Yang menjadi sorotan dari reshuffle kali ini adalah menteri-menteri di bidang ekonomi yang kebetulan semuanya dari nonpartai politik. Kinerja mereka dianggap paling lemah dan terbukti ekonomi nasional stagnan. Pengamat komunikasi politik Heri Budianto mengatakan, kinerja kabinet pemerintahan Joko Widodo akan tetap solid jika reshuffle dilakukan terhadap menteri dari non-partai politik.
Menurut dia, jika Golkar dan PAN akan mendapatkan jatah menteri, maka kursi menteri non-parpol yang seharusnya digeser sehingga kinerja pemerintahan akan tetap solid. "Kalau Golkar mau ngincar jatah parpol, benturannya akan keras, apalagi Golkar tidak mendukung Jokowi saat Pilpres dan datang belakangan. Sebetulnya dia aman ambil posisi nonparpol," kata Heri, kepada wartawan, di Jakarta, Rabu (13/7).

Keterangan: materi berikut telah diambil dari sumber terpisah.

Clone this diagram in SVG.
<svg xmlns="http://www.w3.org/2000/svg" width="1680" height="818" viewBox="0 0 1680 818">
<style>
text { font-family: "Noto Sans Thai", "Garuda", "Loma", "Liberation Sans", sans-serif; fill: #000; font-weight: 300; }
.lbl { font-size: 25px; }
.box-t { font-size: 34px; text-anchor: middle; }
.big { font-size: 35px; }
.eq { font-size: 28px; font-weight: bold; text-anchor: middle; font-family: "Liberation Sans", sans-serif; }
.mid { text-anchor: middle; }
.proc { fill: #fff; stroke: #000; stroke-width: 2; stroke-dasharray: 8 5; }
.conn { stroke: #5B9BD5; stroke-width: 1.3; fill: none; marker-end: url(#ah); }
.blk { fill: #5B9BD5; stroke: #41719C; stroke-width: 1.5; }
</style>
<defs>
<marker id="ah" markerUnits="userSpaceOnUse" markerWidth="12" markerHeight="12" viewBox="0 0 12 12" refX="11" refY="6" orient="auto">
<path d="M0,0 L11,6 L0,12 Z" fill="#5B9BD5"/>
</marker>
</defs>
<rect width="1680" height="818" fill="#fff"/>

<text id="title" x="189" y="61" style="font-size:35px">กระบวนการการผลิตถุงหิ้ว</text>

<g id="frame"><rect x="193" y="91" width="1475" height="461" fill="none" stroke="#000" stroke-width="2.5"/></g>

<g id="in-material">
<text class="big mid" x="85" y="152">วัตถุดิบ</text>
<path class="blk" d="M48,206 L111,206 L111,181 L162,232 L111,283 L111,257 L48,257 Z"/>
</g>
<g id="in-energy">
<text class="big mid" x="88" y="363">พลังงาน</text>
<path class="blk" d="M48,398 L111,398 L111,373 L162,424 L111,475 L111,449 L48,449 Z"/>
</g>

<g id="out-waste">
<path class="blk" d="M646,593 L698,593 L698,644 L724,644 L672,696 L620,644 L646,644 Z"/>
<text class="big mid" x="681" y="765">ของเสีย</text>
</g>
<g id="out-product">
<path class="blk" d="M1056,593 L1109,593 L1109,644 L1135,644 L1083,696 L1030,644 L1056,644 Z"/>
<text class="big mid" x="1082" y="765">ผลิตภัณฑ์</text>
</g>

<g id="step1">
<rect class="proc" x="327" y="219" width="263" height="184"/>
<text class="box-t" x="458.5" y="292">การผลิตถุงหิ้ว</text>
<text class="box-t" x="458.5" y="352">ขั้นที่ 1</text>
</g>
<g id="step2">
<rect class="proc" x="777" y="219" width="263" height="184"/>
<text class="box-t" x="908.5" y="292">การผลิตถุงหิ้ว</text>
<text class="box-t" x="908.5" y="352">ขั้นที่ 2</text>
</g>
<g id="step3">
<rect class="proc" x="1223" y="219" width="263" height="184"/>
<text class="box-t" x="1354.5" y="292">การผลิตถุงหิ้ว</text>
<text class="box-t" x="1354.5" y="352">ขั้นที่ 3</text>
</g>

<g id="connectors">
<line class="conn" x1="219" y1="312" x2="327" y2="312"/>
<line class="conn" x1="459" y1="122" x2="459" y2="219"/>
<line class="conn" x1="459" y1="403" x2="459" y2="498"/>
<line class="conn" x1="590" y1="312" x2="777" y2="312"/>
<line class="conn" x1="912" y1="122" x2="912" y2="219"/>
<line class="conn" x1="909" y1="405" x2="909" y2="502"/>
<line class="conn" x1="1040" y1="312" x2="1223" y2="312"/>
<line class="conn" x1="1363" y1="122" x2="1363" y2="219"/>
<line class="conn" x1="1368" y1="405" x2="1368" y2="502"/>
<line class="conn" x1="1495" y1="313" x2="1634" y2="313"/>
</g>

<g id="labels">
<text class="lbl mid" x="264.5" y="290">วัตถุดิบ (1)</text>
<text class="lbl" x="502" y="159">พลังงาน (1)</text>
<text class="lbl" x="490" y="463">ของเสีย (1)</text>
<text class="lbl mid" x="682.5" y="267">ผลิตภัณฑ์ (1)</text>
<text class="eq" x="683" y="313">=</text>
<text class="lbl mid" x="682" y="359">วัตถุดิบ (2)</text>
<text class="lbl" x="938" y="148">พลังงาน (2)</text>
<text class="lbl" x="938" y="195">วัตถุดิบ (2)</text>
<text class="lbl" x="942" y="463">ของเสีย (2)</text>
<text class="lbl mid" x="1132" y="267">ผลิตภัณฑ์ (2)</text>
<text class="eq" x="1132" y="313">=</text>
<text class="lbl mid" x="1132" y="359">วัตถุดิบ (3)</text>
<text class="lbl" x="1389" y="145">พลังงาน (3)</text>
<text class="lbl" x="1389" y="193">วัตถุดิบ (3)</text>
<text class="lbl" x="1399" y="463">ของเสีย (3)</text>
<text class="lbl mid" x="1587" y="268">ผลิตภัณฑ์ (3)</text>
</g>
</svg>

Heri yang juga pendiri Polcomm Institute ini menambahkan, ada 20 kursi menteri non-parpol yang posisinya strategis. Bahkan, komposisi kabinet saat ini masih didominasi dari kalangan non-parpol.
Sebab menteri dari parpol hanya berjumlah 14 menteri, padahal dukungan dan fungsi parpol dalam memperkuat pemerintahan sangat besar dan strategis. "Parpol ini yang keringetan dan punya kursi di DPR. Kalau ngambil porsi menteri non-parpol, tidak ada risiko politiknya," kata dia menjelaskan.

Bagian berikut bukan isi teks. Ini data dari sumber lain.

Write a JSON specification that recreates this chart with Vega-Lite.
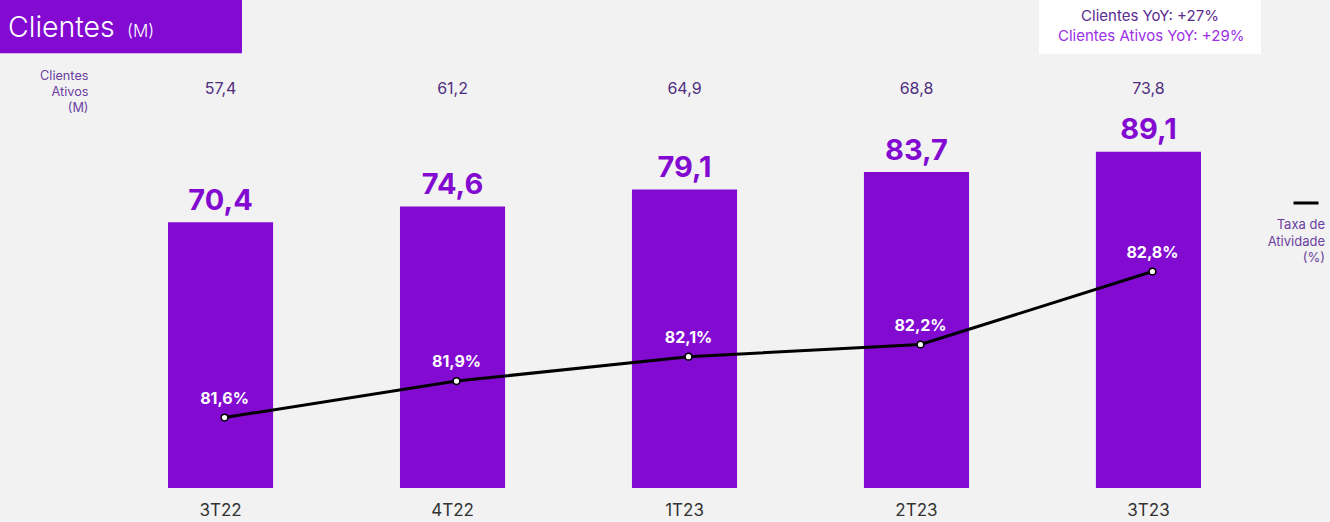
{
  "$schema": "https://vega.github.io/schema/vega-lite/v6.json",
  "width": 1330,
  "height": 488,
  "autosize": {"type": "none"},
  "padding": {"left": 0, "top": 0, "right": 0, "bottom": 34},
  "background": "#f2f2f2",
  "config": {"view": {"stroke": null}, "font": "Inter"},
  "data": {"values": [
    {"trimestre": "3T22", "clientes": 70.4, "ativos": 57.4, "taxa": 81.6},
    {"trimestre": "4T22", "clientes": 74.6, "ativos": 61.2, "taxa": 81.9},
    {"trimestre": "1T23", "clientes": 79.1, "ativos": 64.9, "taxa": 82.1},
    {"trimestre": "2T23", "clientes": 83.7, "ativos": 68.8, "taxa": 82.2},
    {"trimestre": "3T23", "clientes": 89.1, "ativos": 73.8, "taxa": 82.8}
  ]},
  "transform": [
    {"calculate": "replace(format(datum.clientes, '.1f'), '.', ',')", "as": "clientes_lbl"},
    {"calculate": "replace(format(datum.ativos, '.1f'), '.', ',')", "as": "ativos_lbl"},
    {"calculate": "replace(format(datum.taxa, '.1f'), '.', ',') + '%'", "as": "taxa_lbl"}
  ],
  "encoding": {
    "x": {
      "field": "trimestre", "type": "nominal", "sort": null,
      "scale": {"range": [168, 1201], "paddingInner": 0.547, "paddingOuter": 0},
      "axis": {"title": null, "labelAngle": 0, "labelFontSize": 17, "labelColor": "#333333", "ticks": false, "domain": false, "labelPadding": 14}
    }
  },
  "layer": [
    {
      "layer": [
        {
          "mark": {"type": "bar"},
          "encoding": {
            "y": {"field": "clientes", "type": "quantitative", "scale": {"domain": [0, 129.3], "nice": false}, "axis": null},
            "color": {
              "datum": "(M)",
              "scale": {"range": ["#820ad1"]},
              "legend": {
                "orient": "none", "legendX": -2, "legendY": -5.7, "padding": 10,
                "fillColor": "#820ad1",
                "title": "Clientes", "titleOrient": "left", "titleAnchor": "end", "titleBaseline": "bottom",
                "titleFontSize": 28.5, "titleFontWeight": 300, "titleColor": "white", "titlePadding": 0,
                "labelColor": "white", "labelFontSize": 17, "labelFontWeight": 300, "labelBaseline": "top", "labelOffset": -105, "labelLimit": 0,
                "symbolType": "square", "symbolSize": 1500, "symbolOffset": 78, "symbolOpacity": 0, "symbolStrokeWidth": 0
              }
            }
          }
        },
        {
          "mark": {"type": "text", "fontSize": 29, "fontWeight": "bold", "color": "#820ad1", "baseline": "alphabetic", "dy": -12.5},
          "encoding": {
            "y": {"field": "clientes", "type": "quantitative"},
            "text": {"field": "clientes_lbl"}
          }
        }
      ]
    },
    {
      "mark": {"type": "text", "fontSize": 16, "baseline": "alphabetic"},
      "encoding": {
        "y": {
          "datum": 104.3, "type": "quantitative",
          "scale": {"domain": [0, 129.3], "nice": false},
          "axis": {
            "orient": "left", "labels": false, "ticks": false, "domain": false, "grid": false,
            "title": ["Clientes", "Ativos", "(M)"], "titleAngle": 0, "titleAlign": "right", "titleBaseline": "alphabetic",
            "titleX": 88, "titleY": 79, "titleFontSize": 12.7, "titleFontWeight": "normal", "titleColor": "#6b3fa0", "titleLineHeight": 16
          }
        },
        "text": {"field": "ativos_lbl"},
        "color": {
          "datum": "Clientes Ativos YoY: +29%",
          "scale": {"range": ["#4f2d7f"]},
          "legend": {
            "orient": "none", "legendX": 1039, "legendY": 0, "padding": 9,
            "fillColor": "white",
            "title": "Clientes YoY: +27%", "titleFontSize": 15, "titleFontWeight": "normal", "titleColor": "#5b2c8f", "titleAnchor": "middle", "titlePadding": 4.7,
            "labelColor": "#9b30e6", "labelFontSize": 15, "labelOffset": -201, "labelLimit": 0,
            "symbolOpacity": 0, "symbolSize": 1, "symbolStrokeWidth": 0, "symbolOffset": 196
          }
        }
      }
    },
    {
      "layer": [
        {
          "mark": {"type": "line", "strokeWidth": 3, "xOffset": 4},
          "encoding": {
            "y": {"field": "taxa", "type": "quantitative", "scale": {"domain": [81.021, 85.031], "nice": false, "zero": false}, "axis": null},
            "color": {
              "datum": "Taxa de Atividade (%)",
              "scale": {"range": ["#000000"]},
              "legend": {
                "orient": "none", "legendX": 1247, "legendY": 189, "padding": 0,
                "symbolType": "stroke", "symbolSize": 625, "symbolStrokeWidth": 3, "symbolOffset": 45,
                "labelExpr": "''", "labelOffset": -30,
                "title": ["Taxa de", "Atividade", "(%)"], "titleOrient": "bottom", "titleAnchor": "end", "titleAlign": "right",
                "titleFontSize": 13, "titleFontWeight": "normal", "titleColor": "#6b3fa0", "titleLineHeight": 16.5, "titlePadding": 10
              }
            }
          }
        },
        {
          "mark": {"type": "point", "filled": true, "fill": "white", "stroke": "black", "strokeWidth": 1.5, "size": 45, "opacity": 1, "xOffset": 4},
          "encoding": {"y": {"field": "taxa", "type": "quantitative"}}
        },
        {
          "mark": {"type": "text", "fontSize": 16, "fontWeight": "bold", "color": "white", "baseline": "alphabetic", "dy": -14, "xOffset": 4},
          "encoding": {
            "y": {"field": "taxa", "type": "quantitative"},
            "text": {"field": "taxa_lbl"}
          }
        }
      ]
    }
  ],
  "resolve": {"scale": {"y": "independent", "color": "independent"}}
}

Saat ini menteri dari parpol hanya diberi posisi tidak strategis, tapi terus diganggu dan dirusak. Karena itulah, jika presiden ingin melakukan reshuffle kabinet dengan memasukkan PAN dan Golkar, maka yang seharusnya diambil adalah posisi menteri non-parpol dan posisinya juga strategis.
"Jadi sangat realistis ambil jatah non-parpol. Di samping tidak ada benturan politiknya, komposisi sekarang tidak berimbang. Nonparpol 20 menteri, dari parpol hanya 14 menteri," ucap dia.
Ia mengatakan, menteri-menteri di bidang ekonomi terbukti tidak mampu mengeksekusi arahan presiden untuk meningkatkan ekonomi nasional. Ia mencontohkan soal harga daging, meskipun Presiden Jokowi sudah memerintahkan agar harga daging di angka Rp 80 ribu, menteri terkait tidak mampu memberi solusi.
Diilihat dari sisi kinerja, lanjut dia, terbukti menteri-menteri non-parpol terutama yang di bidang ekonomi melempem. Faktanya, ekonomi Indonesia menurun dan daya beli masyarakat turun, harga komoditas hancur, ekspor lemah, impor nambah, harga-harga bahan pokok naik terus.
"Penanganan mudik kacau balau, pangan remuk, pajak tidak memenuhi target, sehingga harus ada kebijakan tax amnesty," ujar dia menegaskan.
Ia juga menyebut 12 paket kebijakan ekonomi yang digalakkan pemerintah tidak jalan, lantaran para menteri dari non-parpol tidak bisa menerjemahkan dengan implementasi kongkrit arahan presiden. Masih banyak contoh lain yang menunjukkan kinerja menteri non-parpol tidak bisa diandalkan.
"Yang strategis-strategis itu non-parpol, meski kita tahu di belakangnya ada cukongnya, ada afiliasi ke parpol tertentu, dan hanya untuk kepentingan pribadinya dan kepentingan kelompoknya," lanjutnya.
Karena itu, Heri menilai reshuffle kali ini perlu merombak menteri ekonomi yang sudah terbukti gagal mengimplementasikan nawacita Presiden Jokowi.